Police claim Thursday's collapse was triggered when the load Bill Scott of Spruce Grove, Alta., was carrying hit a support girder on its way across. Scott's truck was not caught up in the collapse.

"He looked in the mirrors and it just dropped out of sight," his wife, Cynthia Scott, told The Canadian Press on Friday. "I spoke to him seconds after it happened. He was just horrified.

"They're saying in the news that he plowed into the [bridge] and I'm going, 'No, he didn't plow into anything.' "

She said the her husband told her the load sustained one small dent, hardly enough to trigger a catastrophic failure of the bridge.

"It would seem extremely strange that something so small could topple a bridge,"

Cynthia Scott told CP. "It does seem very bizarre that something like this did happen."

Interstate 5 is one of the busiest U.S. highways, the Vancouver Sun reported. It runs from the B.C.-Washington border, through the state and into Oregon and California as far as Mexico.

The bridge, near Burlington, Wash., is almost 60 years old. Though not classified as structurally deficient, a Federal Highway Administration lists it as "functionally obsolete," meaning its design is outdated because road shoulders may be too narrow and the overhead clearances too low, CP reported.

The trucking firm that employed Scott said it had obtained all the necessary permits to take the load across the bridge, and had a vehicle driving ahead to check for height clearances.

The bridge, which was inspected regularly, had a sufficiency rating of 57.4 out of 100, compared with a statewide average of 80, according to an Associated Press analysis, though 759 other Washington bridges have lower scores.

Washington Gov. Jay Inslee acknowledged to reporters at the site of the collapse that many of his state's bridges are in desperate need of repair, the Sun reported. But like most governments, including those in Canada, other budget priorities put infrastructure upkeep on the back burner.

"This is the arterial of commerce and industry for the entire state of Washington. It is Job No. 1 for all of us," he said, according to the Sun. "Obviously we need to do an investigation to find out what happened here. That may take days and weeks.

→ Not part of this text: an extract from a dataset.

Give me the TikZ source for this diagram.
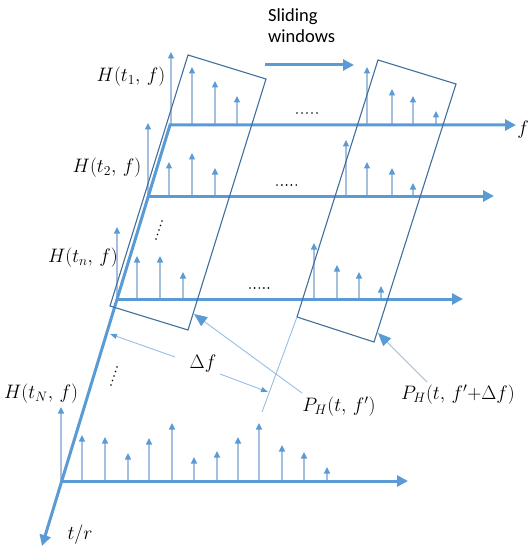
\RequirePackage{fix-cm}
\documentclass[tikz,border=0pt]{standalone}
\usepackage{fontspec}
\newfontfamily\carlito{Carlito}
\usetikzlibrary{arrows.meta}
\definecolor{axisblue}{RGB}{91,155,213}
\definecolor{winblue}{RGB}{65,110,155}
\definecolor{stemcol}{RGB}{165,192,222}
\definecolor{annot}{RGB}{150,190,228}
\begin{document}
\begin{tikzpicture}[x=1pt,y=-1pt,
  axis/.style={axisblue,line width=3pt,line join=miter},
  bigtip/.style={-{Triangle[width=11pt,length=11pt]}},
  stemline/.style={stemcol,line width=1.1pt,-{Triangle[width=6pt,length=6.5pt,color=axisblue,fill=axisblue]}},
  window/.style={winblue,line width=1.1pt,line join=miter},
  annotline/.style={annot,line width=0.9pt},
  smalltip/.style={-{Triangle[width=5pt,length=7pt,color=axisblue,fill=axisblue]}},
  largetip/.style={-{Triangle[width=11pt,length=13pt,color=axisblue,fill=axisblue]}},
  lbl/.style={font=\fontsize{19.5}{22}\selectfont,inner sep=0pt},
  dotmark/.style={fill=black,circle,inner sep=0pt,minimum size=1.9pt}
]
\useasboundingbox (0,0) rectangle (529,548);

% key coordinates
\coordinate (O1) at (170,125); \coordinate (E1) at (516,125);
\coordinate (O2) at (148,196); \coordinate (E2) at (494,196);
\coordinate (O3) at (118,299); \coordinate (E3) at (463,299);
\coordinate (ON) at (62,481);  \coordinate (EN) at (408,481);
\coordinate (Ttip) at (42,546);

% stems row 1
\foreach \x/\t in {171/52,192/67,215/81,237/96,367/67,392/89,413/96,436/111}
  \draw[stemline] (\x,125) -- (\x,\t);
% stems row 2
\foreach \x/\t in {148/123,169/162,192/153,215/168,346/140,367/162,392/168,413/183}
  \draw[stemline] (\x,196) -- (\x,\t);
% stems row 3
\foreach \x/\t in {117/227,137/256,160/256,183/272,314/243,337/265,359/272,381/286}
  \draw[stemline] (\x,299) -- (\x,\t);
% stems row N
\foreach \x/\t in {61/407,82/435,105/437,128/453,149/438,172/423,194/457,217/451,238/437,259/423,282/445,304/452,327/467}
  \draw[stemline] (\x,481) -- (\x,\t);

% axes
\draw[axis,{Triangle[width=11pt,length=11pt]}-{Triangle[width=11pt,length=11pt]}] (E1) -- (O1) -- (Ttip);
\draw[axis,bigtip] (O2) -- (E2);
\draw[axis,bigtip] (O3) -- (E3);
\draw[axis,bigtip] (ON) -- (EN);

% sliding windows arrow and text
\coordinate (sa) at (265,65); \coordinate (sb) at (354,65);
\draw[axis,bigtip] (sa) -- (sb);
\node[font=\carlito\fontsize{18.5}{21.5}\selectfont,align=left,anchor=north west,inner sep=0pt] (sw) at (268,8) {Sliding\\windows};

% windows
\coordinate (w1a) at (188,55); \coordinate (w1b) at (266,79);
\coordinate (w1c) at (188,330); \coordinate (w1d) at (110,306);
\coordinate (w2a) at (378,60); \coordinate (w2b) at (456,84);
\coordinate (w2c) at (374,342); \coordinate (w2d) at (297,317);
\draw[window] (w1a) -- (w1b) -- (w1c) -- (w1d) -- cycle;
\draw[window] (w2a) -- (w2b) -- (w2c) -- (w2d) -- cycle;
\coordinate (w2ext) at (262,412);
\draw[annotline] (w2d) -- (w2ext);

% labels
\node[lbl] (h1) at (131,77) {$H(t_1,\,f)$};
\node[lbl] (h2) at (107,168) {$H(t_2,\,f)$};
\node[lbl] (hn) at (83,258) {$H(t_n,\,f)$};
\node[lbl] (hN) at (41,394) {$H(t_N,\,f)$};
\node[lbl] (flab) at (523,130) {$f$};
\node[lbl] (tr) at (80,535) {$t/r$};
\node[lbl] (df) at (203,364) {$\Delta f$};
\node[lbl] (p1) at (339,407) {$P_H(t,\,f')$};
\node[lbl] (p2) at (458,395) {$P_H(t,\,f'{+}\Delta f)$};

% annotation connectors
\coordinate (dfa) at (175,357); \coordinate (dA) at (110,334);
\coordinate (dfb) at (220,374); \coordinate (dB) at (268,392);
\draw[annotline,smalltip] (dfa) -- (dA);
\draw[annotline,smalltip] (dfb) -- (dB);
\coordinate (p1s) at (302,393); \coordinate (w1tip) at (194,314);
\coordinate (p2s) at (427,382); \coordinate (w2tip) at (378,333);
\draw[annotline,largetip] (p1s) -- (w1tip);
\draw[annotline,largetip] (p2s) -- (w2tip);

% dots
\foreach \k in {0,...,4} {
  \node[dotmark] at ({297+5*\k},113) {};
  \node[dotmark] at ({277+4.8*\k},185) {};
  \node[dotmark] at ({250+4.6*\k},288) {};
  \node[dotmark] at ({156+1.5*\k},{239-4.5*\k}) {};
  \node[dotmark] at ({111+1.5*\k},{385-4.5*\k}) {};
}
\end{tikzpicture}
\end{document}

"We have some work to do on our bridges whether or not this accident happened and we have some discussions in Olympia [the state capital] about making sure we make investments in bridges to prevent this from happening."

Six years ago, 13 people died and 145 were injured when a highway bridge spanning the Mississippi River in Minneapolis, Minn., collapsed during rush hour.

A U.S. National Transportation Safety Board investigation said the Aug. 1, 2007, disaster was caused by a design flaw in the 1960s-era bridge, according to the New York Times. Metal plates that served as junction points for supporting girders were too thin, and upgrades to the road surface increased weight that added to the strain.

Canadians, especially in Quebec, aren't unfamiliar with pieces of roadway that betray them.

In 2011, a 15-metre slab of concrete in Montreal's 40-year-old Ville-Marie Expressway tunnel dropped onto the road. Luckily no one was hurt.

But five years earlier, an overpass in suburban Laval collapsed, crushing five people to death. An inquiry found "a series of shortcomings" in design, construction materials and maintenance contributed to the tragedy, CBC News reported.

A study by the Canada West Foundation, released last February, warned crumbling infrastructure is a threat to Canada's growth, Postmedia News reported.


Canadian municipalities want Ottawa to double its annual budget for infrastructure to $5.75 billion and commit to long-term funding so they can systematically deal with decaying roads, bridges, water systems and other essential public infrastructure, Postmedia News said.